Said Lepper, "The car was one of the best-handling front-wheel-drive cars I've ever driven. Kudos to the team for all the development they've put into making the car turn. It was quite dark during Qualifying, but the Pilot HIDs were so bright I could see God if I wanted to." During the two test days, the team did various things to help prepare for the big show, including calculating fuel economy, and figuring out the stop intervals. The decision was also made to have Gardner start the race and see if he could help Lepper by running over the three hour mark. Both drivers had agreed to the one driver change strategy, though neither knew how the long shifts would weigh on them. It was also a frigid weekend, with temps routinely below freezing. Just before the race started a wicked wind picked up, adding an additional chill factor. During the start, Gardner found the leaders accelerating long before the green flag flew, and so he too was forced to stay in the gas. The spotter called out the green, but the cars were mostly all away by that point.

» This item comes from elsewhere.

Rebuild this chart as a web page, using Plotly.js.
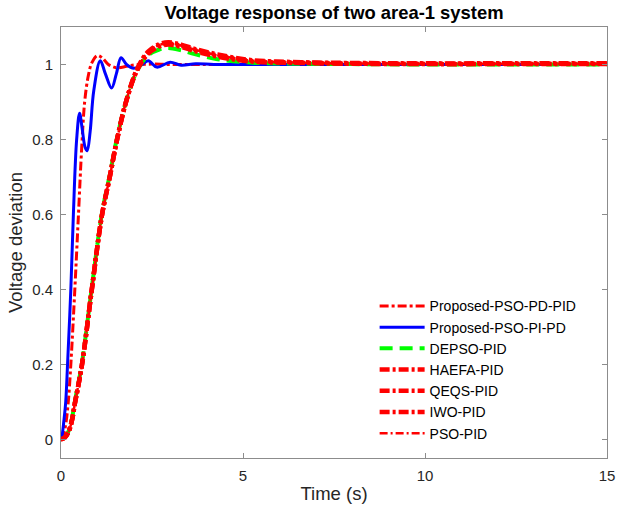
<!DOCTYPE html>
<html>
<head>
<meta charset="utf-8">
<script src="https://cdn.plot.ly/plotly-3.0.1.min.js"></script>
<style>html,body{margin:0;padding:0;background:#fff;}#chart{width:618px;height:512px;}</style>
</head>
<body>
<div id="chart"></div>
<script>
// ---- data ----
var seriesNames = ["Proposed-PSO-PD-PID", "Proposed-PSO-PI-PD", "DEPSO-PID", "HAEFA-PID", "QEQS-PID", "IWO-PID", "PSO-PID"];

var tPdPid = [0, 0.06, 0.13, 0.2, 0.27, 0.38, 0.48, 0.57, 0.65, 0.75, 0.85, 1.0, 1.15, 1.3, 1.55, 1.8, 2.05, 2.5, 3, 5, 8, 15];
var vPdPid = [0, 0.01, 0.04, 0.1, 0.2, 0.4, 0.6, 0.78, 0.9, 0.97, 1.005, 1.024, 1.016, 1.0, 0.991, 0.995, 0.999, 1.001, 1.0, 1.0, 1.0, 1.0];

var tPiPd = [0, 0.03, 0.08, 0.13, 0.18, 0.27, 0.34, 0.43, 0.51, 0.58, 0.66, 0.72, 0.8, 0.9, 1.08, 1.22, 1.39, 1.52, 1.65, 1.8, 2.0, 2.2, 2.4, 2.63, 3.0, 3.3, 3.7, 4.2, 5, 7, 10, 15];
var vPiPd = [0, 0.01, 0.05, 0.1, 0.2, 0.4, 0.6, 0.8, 0.87, 0.83, 0.78, 0.77, 0.82, 0.93, 1.01, 0.975, 0.937, 0.975, 1.018, 1.0, 0.99, 0.998, 1.01, 0.993, 1.006, 0.998, 1.002, 1.0, 1.0, 1.0, 1.0, 1.0];

var tSlow = [0, 0.1, 0.2, 0.3, 0.38, 0.57, 0.84, 1.12, 1.35, 1.53, 1.8, 2.1, 2.4, 2.7, 2.95, 3.3, 3.7, 4.3, 5.2, 6.6, 8, 10, 12.5, 15];
var vDepso = [0, 0.005, 0.02, 0.055, 0.1, 0.2, 0.4, 0.6, 0.71, 0.8, 0.905, 0.985, 1.025, 1.04, 1.044, 1.038, 1.027, 1.014, 1.005, 1.002, 1.001, 1.0, 1.0, 1.0];
var vHaefa = [0, 0.004, 0.018, 0.05, 0.095, 0.195, 0.395, 0.595, 0.705, 0.795, 0.905, 0.99, 1.035, 1.054, 1.059, 1.053, 1.041, 1.027, 1.012, 1.006, 1.004, 1.003, 1.003, 1.003];
var vQeqs = [0, 0.004, 0.018, 0.05, 0.095, 0.195, 0.395, 0.595, 0.705, 0.795, 0.905, 0.988, 1.032, 1.051, 1.056, 1.05, 1.038, 1.024, 1.01, 1.005, 1.003, 1.002, 1.002, 1.002];
var vIwo = [0, 0.004, 0.018, 0.05, 0.095, 0.195, 0.395, 0.595, 0.705, 0.795, 0.905, 0.986, 1.029, 1.048, 1.053, 1.047, 1.035, 1.021, 1.008, 1.004, 1.002, 1.001, 1.001, 1.001];
var vPso = [0, 0.004, 0.018, 0.05, 0.095, 0.195, 0.395, 0.595, 0.705, 0.795, 0.905, 0.989, 1.034, 1.052, 1.057, 1.051, 1.039, 1.025, 1.011, 1.005, 1.003, 1.002, 1.002, 1.002];

var xTicks = [0, 5, 10, 15];
var yTicks = [0, 0.2, 0.4, 0.6, 0.8, 1];
var yTickText = ["0", "0.2", "0.4", "0.6", "0.8", "1"];

// ---- chart ----
var FONT = "Liberation Sans, Arial, Helvetica, sans-serif";
function tr(x, y, name, color, width, dash) {
  return {x: x, y: y, name: name, type: "scatter", mode: "lines",
    line: {color: color, width: width, dash: dash, shape: "spline", smoothing: 1}};
}
var traces = [
  tr(tPdPid, vPdPid, seriesNames[0], "#ff0000", 3, "9px,3px,3px,3px"),
  tr(tPiPd, vPiPd, seriesNames[1], "#0000ff", 3, "solid"),
  tr(tSlow, vDepso, seriesNames[2], "#00ff00", 4, "13px,7px"),
  tr(tSlow, vHaefa, seriesNames[3], "#ff0000", 4.5, "10px,3px,3px,3px"),
  tr(tSlow, vQeqs, seriesNames[4], "#ff0000", 4.5, "10px,3px,3px,3px"),
  tr(tSlow, vIwo, seriesNames[5], "#ff0000", 4.5, "10px,3px,3px,3px"),
  tr(tSlow, vPso, seriesNames[6], "#ff0000", 2.5, "8px,3px,2px,3px")
];
var axisCommon = {
  showline: true, linecolor: "#8c8c8c", linewidth: 1, mirror: "ticks",
  ticks: "inside", ticklen: 5, tickcolor: "#8c8c8c", showgrid: false, zeroline: false,
  ticklabelstandoff: 4,
  tickfont: {family: FONT, size: 15, color: "#262626"}
};
var layout = {
  width: 618, height: 512,
  margin: {l: 61, r: 11, t: 27, b: 54},
  paper_bgcolor: "#ffffff", plot_bgcolor: "#ffffff",
  title: {text: "<b>Voltage response of two area-1 system</b>", x: 0.5, xref: "paper", xanchor: "center",
    y: 1 - 13 / 512, yref: "container", yanchor: "middle", font: {family: FONT, size: 18.4, color: "#000000"}},
  xaxis: Object.assign({}, axisCommon, {range: [0, 15], tickvals: xTicks, ticktext: xTicks.map(String),
    title: {text: "Time (s)", font: {family: FONT, size: 18.5, color: "#262626"}, standoff: 4}}),
  yaxis: Object.assign({}, axisCommon, {range: [-0.05, 1.1], tickvals: yTicks, ticktext: yTickText,
    title: {text: "Voltage deviation", font: {family: FONT, size: 18.5, color: "#262626"}, standoff: 4}}),
  legend: {x: 0.5744, y: 0.389, xanchor: "left", yanchor: "top", bgcolor: "rgba(0,0,0,0)", borderwidth: 0,
    itemwidth: 45, font: {family: FONT, size: 14, color: "#000000"}, tracegroupgap: 0},
  showlegend: true
};
Plotly.newPlot("chart", traces, layout, {displayModeBar: false, staticPlot: true});
</script>
</body>
</html>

Shockingly, all 75 cars made it through Turn 1 without much incident, and Gardner found himself battling with one of his fiercest competitors, Dennis Holloway in the Mazda RX-8. The two went back and forth, and Gardner eventually let the Mazda go, as it was to be a long race, and battling early wasn’t a strategy the team wanted to employ. "This team's been smart all year at staying out of trouble, and playing to the strengths of the car," said Gary Boler, TRD business operations manager. "I'm confident that our TRD supercharger and big brake kit really help the car in the power and braking department. It's awesome to see how they handle the endurance race format abuse." During the first hour of the race, Gardner got settled in. Keeping the car on the track and not getting crashed out are two of the most important rules of the endurance racing game. All was going well until a Miata hit the Scion hard two times between Turn 3 and 4. Gardner’s tC slid sideways, and he caught the car just as he was being hit again. After straightening out, Gardner assessed the damage, and concluded that the car felt fine for the most part.
During the first fuel stop, however, the team would find a partially destroyed right rear wheel that was digging into the sidewall of the tire. The crew finished fueling the car, and then made quick work of the wheel and tire change. Rules stipulate that you can only change one tire at a time. Gardner went back out and got on the radio to say that the car was instantly going sideways under braking and left hand turns. It took a solid two laps for the tire to come up to temp and even things out. Radio contact was solid for the entire race courtesy of the Sampson Racing Communications radios, which performed flawlessly during the whole show. Radio communication is one of the most important tools for the driver and team in endurance racing. Indeed Shawn Meze and John McNulty were able to communicate a wide array of information to the drivers during the event, helping to make up-to-the-minute decisions, and communicate race control chatter to Gardner and Lepper.
"Shawn Sampson at SRC is a first-rate guy, selling first-rate products," said Webb. "I was actually supposed to drive with Shawn in an event or two this year, but when he heard we had a chance to make a run at the championship, he graciously gave me an out…helping to make this whole thing possible." Gardner was getting in a rhythm, banging off lap after lap. Fuel stops were going smoothly and quickly, and the Nitto NT-01 tires were looking great, hour after hour. The team was unsure the front tires would make it three hours, but the wear was looking perfect. Sometime in the middle of the race another Miata would mildly sideswipe Gardner, and later an Acura would chop down hard on the Scion down a straightaway, forcing Gardner to take to the dirt. The track was busy with traffic at almost every turn of every lap. Clean laps weren’t something that would happen often. Gardner remained determined to take care of the car, and make sure to make things last his entire shift. He got on the radio to advise that the gearbox was feeling a bit "crunchy" going into third and forth gear. Slowing down the upshifts and making even more deliberate downshifts seemed to help, and the crew relayed the information to Lepper, who would be getting in the car soon.
Gardner managed what would be more than a triple shift, running the car for three and a half hours straight and nearly 300 race miles. At that point, the team executed a flawless driver change as they dumped the routine 10 gallons in the car. The Nittos were still looking great, and Lepper took off as soon as he was belted in. Lepper was staying out of trouble, keeping the car together, and trying to make both the tires and brake pads last for the remainder of the race. At the next stop one front tire was changed, and at the next the other front. The rears were looking great, and didn’t need to be touched. At the five hour mark, the team was leading the class in the six-hour, and was fourth overall in E1, having moved the car up to 25th from 32nd.
Around the five and a half hour mark, Lepper got on the radio and said there were basically no more brakes. The team asked if he thought he could make it, or limp it in, as a pad change would prove very costly. Lepper confirmed that he would try. Indeed, as the car took the checkered, the backing plates of the pads were on the rotors and the pistons had popped out of the calipers, but the car made it back to the pits for another great win. "We certainly do things differently here at Scion, and Gardner and this team are no exception," said Steve Hatanaka, Scion auto shows and special events manager. "This is truly a highlight season, something for the record books. I'm proud of everything this team accomplished this year in both the sprint and endurance format. It’s not every day you get to bring home two championships in one season."